Vous avez du courage, ami ; c’est-à-dire que vous garderez l’espérance. Moi, je garderai ma foi : l’idée pure et brillante, l’éternelle vérité sera toujours dans mon ciel, à moins que je ne devienne aveugle. Mais l’espoir, c’est la croyance à un prochain triomphe de la foi, et je ne serais pas sincère si je disais que cette disposition de mon âme ne s’est point modifiée depuis deux mois.
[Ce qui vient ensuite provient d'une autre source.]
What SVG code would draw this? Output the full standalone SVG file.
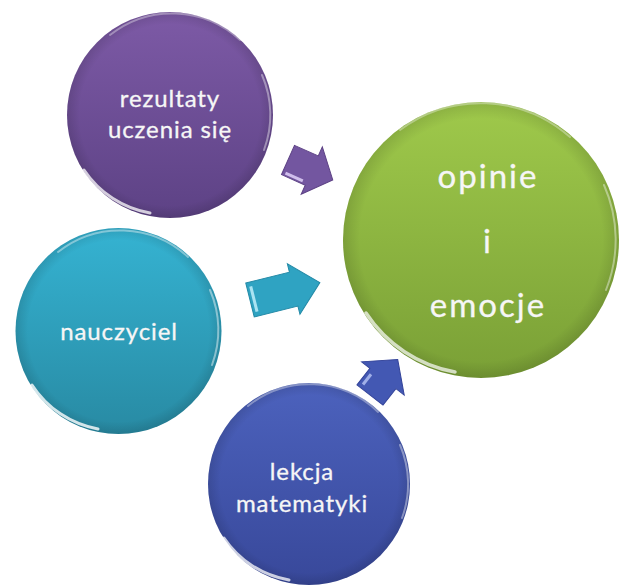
<svg xmlns="http://www.w3.org/2000/svg" width="621" height="587" viewBox="0 0 621 587">
  <defs>
    <linearGradient id="gPurple" x1="0" y1="0" x2="0" y2="1">
      <stop offset="0" stop-color="#7d5aa6"/>
      <stop offset="1" stop-color="#5d4285"/>
    </linearGradient>
    <linearGradient id="gTeal" x1="0" y1="0" x2="0" y2="1">
      <stop offset="0" stop-color="#35b3d2"/>
      <stop offset="1" stop-color="#288aa3"/>
    </linearGradient>
    <linearGradient id="gBlue" x1="0" y1="0" x2="0" y2="1">
      <stop offset="0" stop-color="#4c62bd"/>
      <stop offset="1" stop-color="#38489a"/>
    </linearGradient>
    <linearGradient id="gGreen" x1="0" y1="0" x2="0" y2="1">
      <stop offset="0" stop-color="#9fc94b"/>
      <stop offset="1" stop-color="#7aa036"/>
    </linearGradient>
    <radialGradient id="shade" cx="0.5" cy="0.5" r="0.5">
      <stop offset="0.88" stop-color="#000" stop-opacity="0"/>
      <stop offset="1" stop-color="#000" stop-opacity="0.12"/>
    </radialGradient>
  </defs>
  <style>
    .lbl { font-family: Lato, "Open Sans", "Liberation Sans", sans-serif; fill: #f6f6f6; text-anchor: middle; font-size: 24px; letter-spacing: 0.9px; stroke: #f6f6f6; stroke-width: 0.3px; }
    .big { font-size: 33px; letter-spacing: 2px; }
    .hl { fill: none; stroke: #ffffff; stroke-linecap: round; }
    .arrow { stroke-width: 1; }
  </style>

  <g id="connectors">
    <g transform="translate(288,160) rotate(24)">
      <polygon class="arrow" points="0,-16 26,-16 26,-26 49,0 26,26 26,16 0,16" fill="#7356a0" stroke="#5d4285"/>
      <line x1="3" y1="13" x2="22" y2="13" stroke="#e8d8ff" stroke-width="3" opacity="0.8"/>
    </g>
    <g transform="translate(250,300) rotate(-14)">
      <polygon class="arrow" points="0,-17.5 45,-17.5 45,-26 72,0 45,26 45,17.5 0,17.5" fill="#2fa3c2" stroke="#2389a6"/>
      <line x1="4" y1="-13" x2="4" y2="13" stroke="#c8f4ff" stroke-width="3" opacity="0.8"/>
    </g>
    <g transform="translate(370,395) rotate(-52)">
      <polygon class="arrow" points="0,-16.5 21,-16.5 21,-27 45,0 21,27 21,16.5 0,16.5" fill="#4358b3" stroke="#34449a"/>
      <line x1="4" y1="-12" x2="17" y2="-12" stroke="#c8d4ff" stroke-width="3" opacity="0.7"/>
    </g>
  </g>

  <g id="node-rezultaty">
    <circle cx="170" cy="115" r="103" fill="url(#gPurple)"/>
    <circle cx="170" cy="115" r="103" fill="url(#shade)"/>
    <path class="hl" d="M 84 170 A 100 100 0 0 0 150 213" stroke-width="3" opacity="0.75"/>
    <path class="hl" d="M 110 35 A 100 100 0 0 1 240 40" stroke-width="2" opacity="0.35"/>
    <path class="hl" d="M 262 75 A 100 100 0 0 1 264 150" stroke-width="2" opacity="0.4"/>
    <text class="lbl" x="170" y="107">rezultaty</text>
    <text class="lbl" x="170" y="138">uczenia się</text>
  </g>

  <g id="node-nauczyciel">
    <circle cx="118.5" cy="331" r="103" fill="url(#gTeal)"/>
    <circle cx="118.5" cy="331" r="103" fill="url(#shade)"/>
    <path class="hl" d="M 32 385 A 100 100 0 0 0 98 429" stroke-width="3" opacity="0.8"/>
    <path class="hl" d="M 58 252 A 100 100 0 0 1 188 257" stroke-width="2" opacity="0.4"/>
    <path class="hl" d="M 210 290 A 100 100 0 0 1 212 365" stroke-width="2" opacity="0.45"/>
    <text class="lbl" x="119" y="340">nauczyciel</text>
  </g>

  <g id="node-lekcja">
    <circle cx="309" cy="484" r="101" fill="url(#gBlue)"/>
    <circle cx="309" cy="484" r="101" fill="url(#shade)"/>
    <path class="hl" d="M 224 538 A 98 98 0 0 0 289 580" stroke-width="3" opacity="0.75"/>
    <path class="hl" d="M 248 406 A 98 98 0 0 1 378 412" stroke-width="2" opacity="0.35"/>
    <path class="hl" d="M 400 445 A 98 98 0 0 1 402 518" stroke-width="2" opacity="0.4"/>
    <text class="lbl" x="302" y="480">lekcja</text>
    <text class="lbl" x="302" y="512">matematyki</text>
  </g>

  <g id="node-opinie">
    <circle cx="481" cy="240" r="138" fill="url(#gGreen)"/>
    <circle cx="481" cy="240" r="138" fill="url(#shade)"/>
    <path class="hl" d="M 366 313 A 135 135 0 0 0 455 372" stroke-width="3.5" opacity="0.7"/>
    <path class="hl" d="M 400 130 A 135 135 0 0 1 570 137" stroke-width="2" opacity="0.35"/>
    <path class="hl" d="M 604 185 A 135 135 0 0 1 606 290" stroke-width="2" opacity="0.4"/>
    <text class="lbl big" x="488" y="188">opinie</text>
    <text class="lbl big" x="488" y="253">i</text>
    <text class="lbl big" x="488" y="317">emocje</text>
  </g>
</svg>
Je vois l’Europe civilisée se précipiter, par l’ordre de la Providence, dans la voie des grandes luttes. Je vois l’idée de l’avenir aux prises avec le passé. Ce vaste mouvement est un immense progrès, après les longues années de stupeur qui ont marqué un temps d’arrêt dans la forme des sociétés opprimées. Ce mouvement, c’est l’effort de la vie qui veut sortir du tombeau et briser la pierre du sépulcre, sauf à se briser elle-même avec les débris. Il serait donc insensé de désespérer ; car, si Dieu même a soufflé sur notre poussière pour la ranimer, il ne la laissera pas se disperser au vent. Mais est-ce une résurrection définitive vers laquelle nous nous élançons, ou bien n’est-ce qu’une agitation prophétique, un tressaillement précurseur de la vie, après lequel nous dormirons encore un peu de temps, d’un sommeil moins lourd, il est vrai, mais encore accablés d’une langueur fatale ? Je le crains.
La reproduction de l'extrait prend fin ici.